My rating: 4 of 5 stars
I have some quibbles with the book, and I could see giving this only 3 stars (not bad), but despite the things I'd consider flaws I still found it pretty fun to read. From a stack of books with bookmarks in them (I have so many books going at one time...) this was the one I picked up over and over until I finished it.
So--4 stars. Not perfect for me, but a pleasure to read.
Mainly, it's a decent mystery with some likable characters and a satisfying ending. There's also a bit of romance mixed in, which adds interest. And Charlotte is my favorite kind of 19th century female MC--she's mostly proper, but she's too smart and too independent to just comply with society's plan to squash her. In other words, she's a little less prejudiced, a bit less shallow, a little less interested in what people think of her, and a bit more interested in living her life her own way. The author doesn't make her ridiculous; she's still a product of her times, not a 1980's era feminist. But she does push the boundaries.
I didn't love everything. The mystery isn't solved by much detection. That is, the novel doesn't mostly deal with someone working to put together clues that the reader tries to sort into a pattern along with the detective. There's some of that, but not a lot. I could have used more. Mostly, we follow the family, and there's a bunch of family drama. That's okay; I don't totally mind. That makes it lean a little toward 19th century literature in tone, and that's good, in its own way. But the gathering of clues is definitely second. (I read the next novel out of order, and book 2 in the series is more like a traditional mystery with most of the pages dealing with the gathering of clues. I suspect book 3 follows that trend.)
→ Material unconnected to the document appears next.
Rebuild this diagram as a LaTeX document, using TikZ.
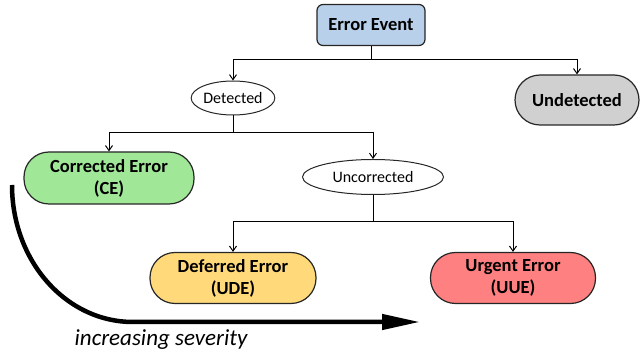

The other thing I didn't love is all the less interesting points of view. Much of the book is from the perspective of Charlotte's mother or one of her sisters or her grandmother or brother-in-law. It was weird to be entering into all of their heads and being absent from Charlotte for so long. Though this is still in 3rd person limited omniscient POV, giving us nothing but what the current POV character sees and hears and thinks, it moves around chapter by chapter to lots of different heads. It's not literally head-hopping like old-fashioned omniscient novels of earlier in the century, but it's somewhere kinda close to that, which makes sense considering the series was first started in 1979. Publishing has different expectations in 2025 than it did almost 50 years ago.
(Yes, Game of Thrones and other fantasy novels have huge numbers of POV characters. Without checking first to see if I'm right, I'm going assert that as a genre difference. That's how it seems to me, which is all the evidence I need to claim it here.) :)
The effect of all the additional POV characters is to squeeze Charlotte out more than I would prefer. (Strangely, we never get Pitt as the POV character here.) And in the second book, we get quite a bit in her sister's POV, which I thought was odd, along with several of the suspects, but now I can see, all in all, that it focuses more on Charlotte than the first book did. That feels like a trend.
Although the series is supposed to be all about Charlotte and Inspector Pitt, which is how the books are all branded later in the series, it feels like that's something that evolved over time, and perhaps the author hadn't planned it that way from the start. That's a guess, but that's how it reads. In any case, it leaves me more interested than before in book 3, to see if the story does move to a tighter focus on the two central characters.
Anyway, it is fun to read, and I'm glad there's a bunch more of them published, including a couple already on their way to my address.
Recommended for historical mystery readers.